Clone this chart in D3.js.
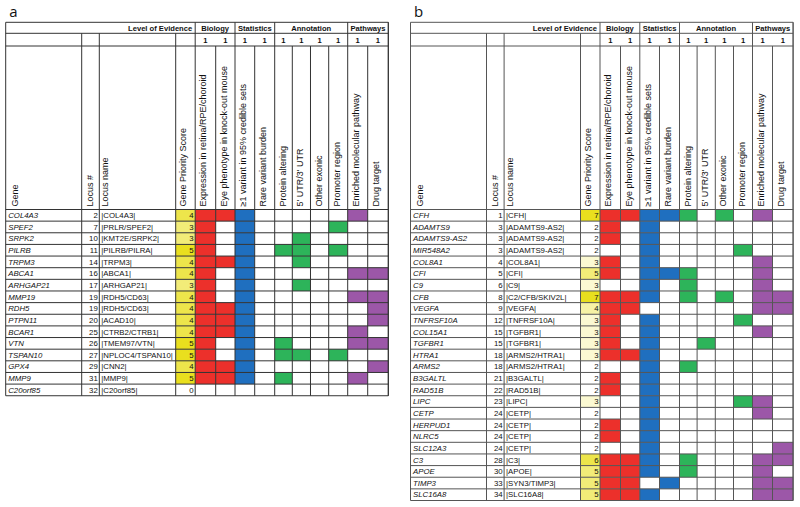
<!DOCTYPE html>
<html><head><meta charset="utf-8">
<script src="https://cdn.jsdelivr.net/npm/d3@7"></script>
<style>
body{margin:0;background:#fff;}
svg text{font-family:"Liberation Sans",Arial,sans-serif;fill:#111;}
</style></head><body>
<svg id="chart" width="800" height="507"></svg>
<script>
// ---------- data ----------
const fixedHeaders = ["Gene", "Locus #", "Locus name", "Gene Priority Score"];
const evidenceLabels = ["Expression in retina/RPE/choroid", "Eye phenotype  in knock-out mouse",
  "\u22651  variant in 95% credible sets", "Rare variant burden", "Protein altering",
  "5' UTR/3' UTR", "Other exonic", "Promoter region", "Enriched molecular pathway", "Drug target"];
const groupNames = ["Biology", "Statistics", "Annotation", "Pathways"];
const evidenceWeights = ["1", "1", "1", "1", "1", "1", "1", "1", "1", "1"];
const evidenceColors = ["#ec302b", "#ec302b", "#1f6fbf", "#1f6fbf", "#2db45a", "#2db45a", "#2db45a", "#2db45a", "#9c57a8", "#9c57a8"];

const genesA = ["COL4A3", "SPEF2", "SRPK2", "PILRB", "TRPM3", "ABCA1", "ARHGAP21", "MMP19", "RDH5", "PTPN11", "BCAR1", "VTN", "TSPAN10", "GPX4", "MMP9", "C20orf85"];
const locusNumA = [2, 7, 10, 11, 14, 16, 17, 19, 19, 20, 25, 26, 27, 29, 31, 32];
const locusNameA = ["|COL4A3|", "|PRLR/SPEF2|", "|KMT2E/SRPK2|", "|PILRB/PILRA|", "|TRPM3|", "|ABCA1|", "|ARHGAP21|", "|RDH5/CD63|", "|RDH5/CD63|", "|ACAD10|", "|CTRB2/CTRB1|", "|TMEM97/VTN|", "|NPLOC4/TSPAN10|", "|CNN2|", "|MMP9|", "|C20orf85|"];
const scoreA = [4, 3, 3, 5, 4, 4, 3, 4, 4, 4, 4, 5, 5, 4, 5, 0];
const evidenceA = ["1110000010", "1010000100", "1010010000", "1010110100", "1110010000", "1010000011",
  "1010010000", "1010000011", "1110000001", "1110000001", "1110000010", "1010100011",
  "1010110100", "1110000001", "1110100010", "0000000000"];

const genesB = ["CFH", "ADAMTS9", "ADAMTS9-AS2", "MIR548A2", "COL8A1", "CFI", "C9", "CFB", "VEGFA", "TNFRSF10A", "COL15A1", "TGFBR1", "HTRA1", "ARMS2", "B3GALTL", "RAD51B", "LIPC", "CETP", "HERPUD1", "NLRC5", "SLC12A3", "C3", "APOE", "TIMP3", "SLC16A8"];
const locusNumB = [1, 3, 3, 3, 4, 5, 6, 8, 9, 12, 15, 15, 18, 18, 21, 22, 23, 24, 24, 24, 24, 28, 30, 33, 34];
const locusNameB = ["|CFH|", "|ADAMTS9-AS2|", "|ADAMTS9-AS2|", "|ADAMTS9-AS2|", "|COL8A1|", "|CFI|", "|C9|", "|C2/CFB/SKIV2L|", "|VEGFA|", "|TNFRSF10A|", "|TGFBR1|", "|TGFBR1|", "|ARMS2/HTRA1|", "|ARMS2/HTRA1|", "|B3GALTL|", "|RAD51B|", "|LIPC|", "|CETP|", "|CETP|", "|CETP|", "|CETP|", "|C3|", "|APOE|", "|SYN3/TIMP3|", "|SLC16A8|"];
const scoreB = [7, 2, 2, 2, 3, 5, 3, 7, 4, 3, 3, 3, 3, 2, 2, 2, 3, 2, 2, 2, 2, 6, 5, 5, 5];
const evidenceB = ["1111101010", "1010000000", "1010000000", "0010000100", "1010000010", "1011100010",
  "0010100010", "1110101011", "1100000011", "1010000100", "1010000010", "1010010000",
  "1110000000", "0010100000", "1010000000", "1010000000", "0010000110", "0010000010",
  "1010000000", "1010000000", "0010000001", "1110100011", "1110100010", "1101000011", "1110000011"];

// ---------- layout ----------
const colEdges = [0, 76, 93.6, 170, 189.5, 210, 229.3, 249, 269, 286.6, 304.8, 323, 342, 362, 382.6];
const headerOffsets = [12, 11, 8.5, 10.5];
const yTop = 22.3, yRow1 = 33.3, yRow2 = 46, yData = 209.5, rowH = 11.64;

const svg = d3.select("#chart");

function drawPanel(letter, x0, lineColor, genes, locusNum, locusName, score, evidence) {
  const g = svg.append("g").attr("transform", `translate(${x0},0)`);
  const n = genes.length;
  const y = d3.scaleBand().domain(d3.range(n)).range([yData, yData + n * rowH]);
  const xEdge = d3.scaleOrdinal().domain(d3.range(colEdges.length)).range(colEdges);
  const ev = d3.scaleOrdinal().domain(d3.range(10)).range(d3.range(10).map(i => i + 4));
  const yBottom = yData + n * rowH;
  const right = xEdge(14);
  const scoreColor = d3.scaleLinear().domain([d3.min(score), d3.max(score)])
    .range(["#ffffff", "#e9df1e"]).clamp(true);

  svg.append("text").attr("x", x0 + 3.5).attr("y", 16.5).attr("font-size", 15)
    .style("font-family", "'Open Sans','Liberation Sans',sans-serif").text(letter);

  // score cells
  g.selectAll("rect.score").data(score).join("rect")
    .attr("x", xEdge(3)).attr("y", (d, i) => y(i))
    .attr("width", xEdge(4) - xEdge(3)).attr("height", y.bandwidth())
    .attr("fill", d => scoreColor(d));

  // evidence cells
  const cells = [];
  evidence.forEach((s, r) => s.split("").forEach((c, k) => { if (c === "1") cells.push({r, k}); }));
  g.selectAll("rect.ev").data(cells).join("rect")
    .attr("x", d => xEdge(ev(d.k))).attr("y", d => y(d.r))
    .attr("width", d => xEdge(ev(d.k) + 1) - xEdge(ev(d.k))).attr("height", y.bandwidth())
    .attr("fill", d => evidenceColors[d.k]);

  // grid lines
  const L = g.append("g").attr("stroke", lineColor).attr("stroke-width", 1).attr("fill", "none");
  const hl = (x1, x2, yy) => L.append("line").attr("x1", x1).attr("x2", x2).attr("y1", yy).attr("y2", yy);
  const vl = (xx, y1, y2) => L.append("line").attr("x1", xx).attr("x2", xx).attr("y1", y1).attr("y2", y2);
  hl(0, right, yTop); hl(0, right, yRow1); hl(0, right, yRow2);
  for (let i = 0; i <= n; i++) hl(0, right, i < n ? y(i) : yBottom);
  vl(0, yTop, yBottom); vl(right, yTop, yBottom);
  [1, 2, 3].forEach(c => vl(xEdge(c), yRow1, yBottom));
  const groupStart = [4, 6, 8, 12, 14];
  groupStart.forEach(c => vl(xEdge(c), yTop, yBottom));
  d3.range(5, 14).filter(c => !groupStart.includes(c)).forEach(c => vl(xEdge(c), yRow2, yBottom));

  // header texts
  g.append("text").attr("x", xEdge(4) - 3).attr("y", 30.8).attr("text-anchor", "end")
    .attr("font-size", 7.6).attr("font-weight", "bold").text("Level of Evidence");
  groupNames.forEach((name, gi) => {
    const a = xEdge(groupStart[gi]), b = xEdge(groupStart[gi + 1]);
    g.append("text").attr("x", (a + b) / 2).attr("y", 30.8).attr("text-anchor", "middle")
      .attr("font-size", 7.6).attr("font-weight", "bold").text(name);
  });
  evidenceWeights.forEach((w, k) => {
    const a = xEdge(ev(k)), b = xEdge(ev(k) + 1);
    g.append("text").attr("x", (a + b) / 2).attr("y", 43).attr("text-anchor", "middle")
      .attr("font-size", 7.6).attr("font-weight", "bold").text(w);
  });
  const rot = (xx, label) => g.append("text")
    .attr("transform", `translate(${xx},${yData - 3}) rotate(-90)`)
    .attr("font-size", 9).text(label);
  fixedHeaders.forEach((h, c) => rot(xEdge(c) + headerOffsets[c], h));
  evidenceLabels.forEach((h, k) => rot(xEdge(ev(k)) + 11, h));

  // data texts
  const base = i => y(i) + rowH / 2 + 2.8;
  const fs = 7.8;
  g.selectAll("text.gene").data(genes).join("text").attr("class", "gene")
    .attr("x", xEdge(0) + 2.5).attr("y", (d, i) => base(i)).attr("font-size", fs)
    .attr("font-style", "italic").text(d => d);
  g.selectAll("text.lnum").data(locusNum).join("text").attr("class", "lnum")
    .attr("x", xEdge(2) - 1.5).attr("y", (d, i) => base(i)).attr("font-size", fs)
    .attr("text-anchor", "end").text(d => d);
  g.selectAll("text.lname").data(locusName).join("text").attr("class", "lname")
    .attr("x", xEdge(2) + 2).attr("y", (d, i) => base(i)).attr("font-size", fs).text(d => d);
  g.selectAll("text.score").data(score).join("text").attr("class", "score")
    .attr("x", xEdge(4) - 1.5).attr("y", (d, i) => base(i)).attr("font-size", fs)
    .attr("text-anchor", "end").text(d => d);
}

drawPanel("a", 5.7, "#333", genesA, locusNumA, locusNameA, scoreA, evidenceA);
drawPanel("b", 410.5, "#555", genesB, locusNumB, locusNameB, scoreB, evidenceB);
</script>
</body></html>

************

Above is a listing; report how many of its lines include the word "chart", giving the number only.

● **Reply**
3